• **Stated task**
From the very first line of the data to the line containing "var sampleStep = 3;", retype everything exactly, leaving the pictures behind.

-- Begin Data lines --

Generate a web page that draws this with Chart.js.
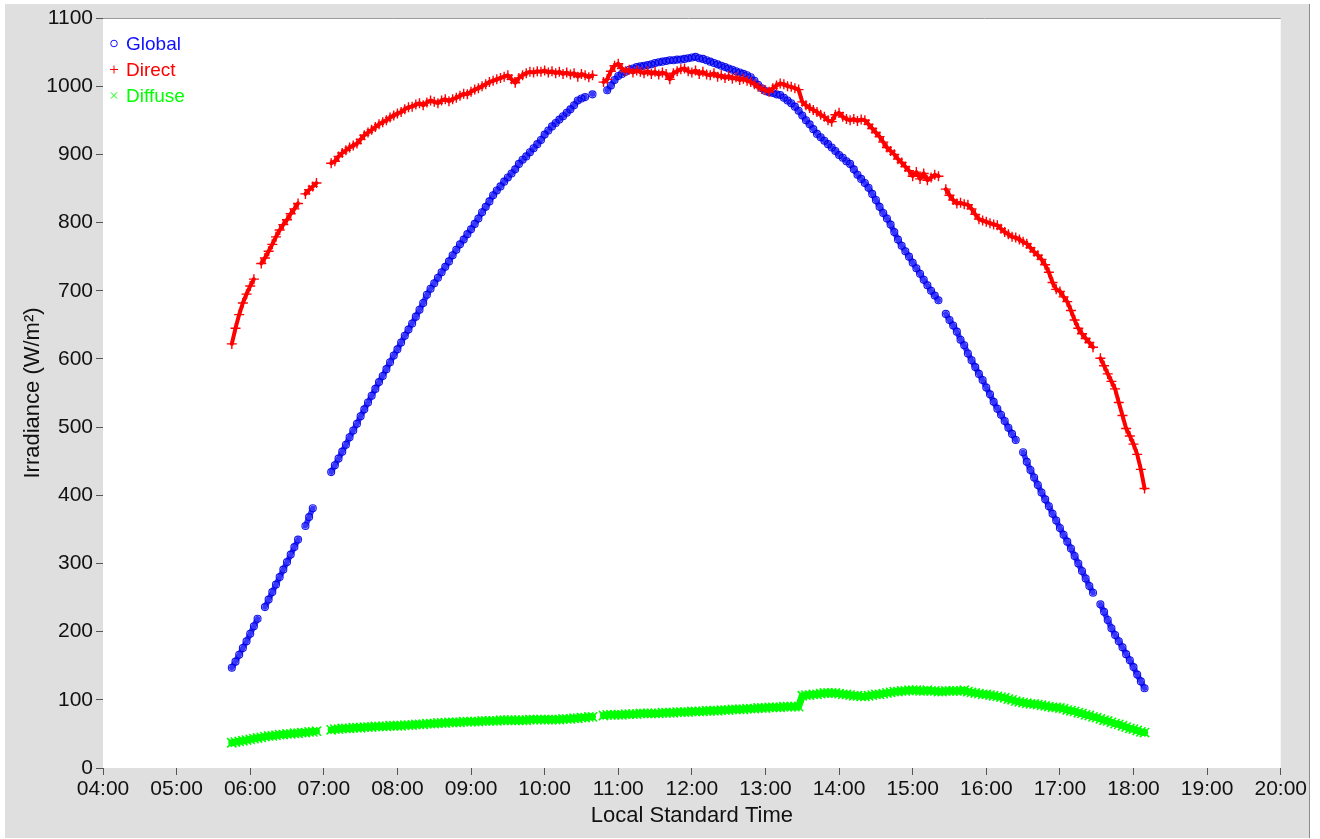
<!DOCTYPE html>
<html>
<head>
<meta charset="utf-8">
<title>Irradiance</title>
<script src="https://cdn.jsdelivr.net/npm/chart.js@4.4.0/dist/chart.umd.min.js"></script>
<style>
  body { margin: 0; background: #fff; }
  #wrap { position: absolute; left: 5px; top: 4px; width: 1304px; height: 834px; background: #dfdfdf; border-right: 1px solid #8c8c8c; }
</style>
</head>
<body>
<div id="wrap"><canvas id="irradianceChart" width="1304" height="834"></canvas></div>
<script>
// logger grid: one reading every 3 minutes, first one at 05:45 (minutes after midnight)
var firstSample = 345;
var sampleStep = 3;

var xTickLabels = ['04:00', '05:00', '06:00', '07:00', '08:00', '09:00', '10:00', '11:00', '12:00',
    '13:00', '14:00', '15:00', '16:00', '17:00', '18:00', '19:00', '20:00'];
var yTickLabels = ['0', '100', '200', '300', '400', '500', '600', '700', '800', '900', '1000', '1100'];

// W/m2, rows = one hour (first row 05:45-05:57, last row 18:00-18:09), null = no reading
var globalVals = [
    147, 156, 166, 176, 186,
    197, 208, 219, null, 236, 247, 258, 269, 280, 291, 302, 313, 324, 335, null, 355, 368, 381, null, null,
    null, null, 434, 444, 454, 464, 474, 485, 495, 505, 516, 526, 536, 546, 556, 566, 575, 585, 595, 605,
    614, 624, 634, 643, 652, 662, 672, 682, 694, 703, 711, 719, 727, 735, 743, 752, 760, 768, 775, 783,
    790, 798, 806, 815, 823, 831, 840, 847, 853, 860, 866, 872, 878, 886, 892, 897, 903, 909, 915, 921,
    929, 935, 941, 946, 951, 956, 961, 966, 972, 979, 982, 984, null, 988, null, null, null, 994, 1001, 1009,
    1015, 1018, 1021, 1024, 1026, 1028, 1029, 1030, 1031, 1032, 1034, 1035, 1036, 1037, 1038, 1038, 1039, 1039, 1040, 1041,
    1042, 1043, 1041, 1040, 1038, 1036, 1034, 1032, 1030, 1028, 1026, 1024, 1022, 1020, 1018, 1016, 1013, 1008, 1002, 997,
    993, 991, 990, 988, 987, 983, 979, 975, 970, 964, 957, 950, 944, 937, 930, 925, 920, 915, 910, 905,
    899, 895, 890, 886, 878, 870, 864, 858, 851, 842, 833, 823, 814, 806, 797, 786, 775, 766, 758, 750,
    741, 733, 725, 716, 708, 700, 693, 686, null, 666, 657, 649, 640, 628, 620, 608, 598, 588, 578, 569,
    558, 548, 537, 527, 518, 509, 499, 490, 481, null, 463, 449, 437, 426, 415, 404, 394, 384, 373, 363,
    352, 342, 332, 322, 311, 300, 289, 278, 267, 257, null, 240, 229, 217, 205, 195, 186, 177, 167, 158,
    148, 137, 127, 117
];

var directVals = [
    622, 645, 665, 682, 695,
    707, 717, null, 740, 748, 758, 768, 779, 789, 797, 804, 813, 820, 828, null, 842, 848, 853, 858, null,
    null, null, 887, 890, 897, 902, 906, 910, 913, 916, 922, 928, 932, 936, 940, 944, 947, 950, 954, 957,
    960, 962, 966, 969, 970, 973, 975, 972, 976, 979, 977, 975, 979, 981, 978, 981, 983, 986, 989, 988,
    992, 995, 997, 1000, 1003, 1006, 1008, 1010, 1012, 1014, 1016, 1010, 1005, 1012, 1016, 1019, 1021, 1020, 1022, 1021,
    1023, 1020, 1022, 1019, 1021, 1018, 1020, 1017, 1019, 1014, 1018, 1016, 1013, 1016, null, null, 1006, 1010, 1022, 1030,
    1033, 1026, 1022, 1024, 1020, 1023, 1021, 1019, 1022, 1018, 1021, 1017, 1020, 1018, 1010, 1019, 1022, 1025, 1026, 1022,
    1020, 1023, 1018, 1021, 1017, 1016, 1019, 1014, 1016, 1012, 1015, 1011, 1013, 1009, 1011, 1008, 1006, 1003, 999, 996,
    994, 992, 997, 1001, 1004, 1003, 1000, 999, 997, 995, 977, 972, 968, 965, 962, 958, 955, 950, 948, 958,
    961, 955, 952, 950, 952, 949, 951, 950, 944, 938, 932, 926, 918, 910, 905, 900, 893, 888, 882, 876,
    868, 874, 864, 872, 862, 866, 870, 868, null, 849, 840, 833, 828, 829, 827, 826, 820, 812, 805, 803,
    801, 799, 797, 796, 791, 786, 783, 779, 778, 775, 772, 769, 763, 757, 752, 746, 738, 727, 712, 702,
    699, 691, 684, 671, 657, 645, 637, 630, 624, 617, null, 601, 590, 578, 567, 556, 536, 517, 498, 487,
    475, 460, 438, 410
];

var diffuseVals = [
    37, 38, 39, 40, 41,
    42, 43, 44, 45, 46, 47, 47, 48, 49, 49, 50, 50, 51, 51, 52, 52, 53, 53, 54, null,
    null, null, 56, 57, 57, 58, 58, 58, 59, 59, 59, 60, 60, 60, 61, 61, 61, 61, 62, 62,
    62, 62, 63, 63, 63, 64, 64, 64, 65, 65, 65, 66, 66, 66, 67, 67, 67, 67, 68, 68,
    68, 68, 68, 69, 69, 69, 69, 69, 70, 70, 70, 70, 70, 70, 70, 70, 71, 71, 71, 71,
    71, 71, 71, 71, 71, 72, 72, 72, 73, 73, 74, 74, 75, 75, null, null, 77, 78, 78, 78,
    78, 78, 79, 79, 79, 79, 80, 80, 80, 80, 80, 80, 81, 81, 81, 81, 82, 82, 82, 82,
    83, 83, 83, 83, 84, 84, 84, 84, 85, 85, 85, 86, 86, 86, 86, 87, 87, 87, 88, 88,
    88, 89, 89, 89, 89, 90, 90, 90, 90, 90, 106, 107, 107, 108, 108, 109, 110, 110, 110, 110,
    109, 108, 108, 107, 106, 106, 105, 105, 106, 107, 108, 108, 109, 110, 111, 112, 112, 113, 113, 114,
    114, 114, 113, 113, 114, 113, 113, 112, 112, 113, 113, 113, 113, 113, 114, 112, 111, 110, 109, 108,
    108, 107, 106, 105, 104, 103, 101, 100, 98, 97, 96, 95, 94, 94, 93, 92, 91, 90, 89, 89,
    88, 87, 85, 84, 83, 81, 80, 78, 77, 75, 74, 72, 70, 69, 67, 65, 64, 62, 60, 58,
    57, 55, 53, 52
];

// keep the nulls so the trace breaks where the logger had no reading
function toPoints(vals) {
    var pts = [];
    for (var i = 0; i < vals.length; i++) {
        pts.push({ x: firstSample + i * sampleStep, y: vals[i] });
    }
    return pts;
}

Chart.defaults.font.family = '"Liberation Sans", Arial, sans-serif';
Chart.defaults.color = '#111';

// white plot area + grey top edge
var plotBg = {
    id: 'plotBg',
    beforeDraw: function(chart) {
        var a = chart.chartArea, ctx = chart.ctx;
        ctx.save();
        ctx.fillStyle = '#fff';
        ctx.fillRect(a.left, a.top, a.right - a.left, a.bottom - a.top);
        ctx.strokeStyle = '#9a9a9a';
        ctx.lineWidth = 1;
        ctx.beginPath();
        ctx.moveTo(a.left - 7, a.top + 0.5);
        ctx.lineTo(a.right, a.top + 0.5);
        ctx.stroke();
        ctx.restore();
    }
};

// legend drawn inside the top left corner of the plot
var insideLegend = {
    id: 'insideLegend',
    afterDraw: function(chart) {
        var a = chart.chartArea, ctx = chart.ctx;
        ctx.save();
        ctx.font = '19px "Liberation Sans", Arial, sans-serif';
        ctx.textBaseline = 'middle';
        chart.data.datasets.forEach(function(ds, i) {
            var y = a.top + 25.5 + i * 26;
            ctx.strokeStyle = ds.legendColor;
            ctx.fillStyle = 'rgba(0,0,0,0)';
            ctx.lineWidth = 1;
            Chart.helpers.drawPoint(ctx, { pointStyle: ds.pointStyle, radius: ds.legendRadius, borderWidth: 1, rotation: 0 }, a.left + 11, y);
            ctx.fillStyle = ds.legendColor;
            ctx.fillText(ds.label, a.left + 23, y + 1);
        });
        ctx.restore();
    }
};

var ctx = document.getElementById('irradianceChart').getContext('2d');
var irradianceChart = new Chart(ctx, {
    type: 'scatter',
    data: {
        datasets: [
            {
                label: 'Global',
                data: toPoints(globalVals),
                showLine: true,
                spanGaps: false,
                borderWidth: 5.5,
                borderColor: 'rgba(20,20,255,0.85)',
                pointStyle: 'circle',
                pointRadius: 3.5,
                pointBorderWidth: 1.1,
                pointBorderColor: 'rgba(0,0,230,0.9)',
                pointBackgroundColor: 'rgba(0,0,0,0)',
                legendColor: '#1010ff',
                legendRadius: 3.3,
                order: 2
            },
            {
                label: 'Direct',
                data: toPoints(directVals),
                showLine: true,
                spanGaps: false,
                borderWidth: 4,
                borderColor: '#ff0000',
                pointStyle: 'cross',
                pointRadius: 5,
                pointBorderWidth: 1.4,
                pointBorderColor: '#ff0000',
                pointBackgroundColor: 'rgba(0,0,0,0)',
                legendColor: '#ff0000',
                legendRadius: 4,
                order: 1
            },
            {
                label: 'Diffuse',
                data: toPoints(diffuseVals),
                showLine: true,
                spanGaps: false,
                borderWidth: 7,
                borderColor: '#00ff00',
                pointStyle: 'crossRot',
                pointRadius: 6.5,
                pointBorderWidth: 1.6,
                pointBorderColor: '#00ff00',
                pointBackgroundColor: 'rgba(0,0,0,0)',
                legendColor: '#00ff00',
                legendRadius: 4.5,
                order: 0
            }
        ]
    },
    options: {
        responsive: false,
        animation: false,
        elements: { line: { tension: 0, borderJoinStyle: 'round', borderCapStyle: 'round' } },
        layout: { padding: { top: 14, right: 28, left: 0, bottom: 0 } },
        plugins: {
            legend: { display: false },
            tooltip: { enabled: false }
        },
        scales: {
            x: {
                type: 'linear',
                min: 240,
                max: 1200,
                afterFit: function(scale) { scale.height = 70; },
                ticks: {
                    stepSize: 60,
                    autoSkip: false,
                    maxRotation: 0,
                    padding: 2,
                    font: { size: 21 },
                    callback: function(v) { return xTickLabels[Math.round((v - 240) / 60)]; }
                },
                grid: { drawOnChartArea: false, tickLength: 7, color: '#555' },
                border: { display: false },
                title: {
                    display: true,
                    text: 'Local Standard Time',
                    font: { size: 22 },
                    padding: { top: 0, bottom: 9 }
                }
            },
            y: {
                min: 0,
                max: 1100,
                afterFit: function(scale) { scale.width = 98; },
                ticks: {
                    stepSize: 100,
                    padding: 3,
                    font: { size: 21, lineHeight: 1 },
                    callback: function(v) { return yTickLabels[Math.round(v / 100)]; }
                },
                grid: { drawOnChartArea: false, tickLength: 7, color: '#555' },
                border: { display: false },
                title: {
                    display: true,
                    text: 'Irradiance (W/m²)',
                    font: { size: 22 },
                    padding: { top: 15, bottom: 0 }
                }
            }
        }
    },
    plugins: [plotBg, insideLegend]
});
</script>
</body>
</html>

-- End Data lines --

• **Correct result**
Generate a web page that draws this with Chart.js.
<!DOCTYPE html>
<html>
<head>
<meta charset="utf-8">
<title>Irradiance</title>
<script src="https://cdn.jsdelivr.net/npm/chart.js@4.4.0/dist/chart.umd.min.js"></script>
<style>
  body { margin: 0; background: #fff; }
  #wrap { position: absolute; left: 5px; top: 4px; width: 1304px; height: 834px; background: #dfdfdf; border-right: 1px solid #8c8c8c; }
</style>
</head>
<body>
<div id="wrap"><canvas id="irradianceChart" width="1304" height="834"></canvas></div>
<script>
// logger grid: one reading every 3 minutes, first one at 05:45 (minutes after midnight)
var firstSample = 345;
var sampleStep = 3;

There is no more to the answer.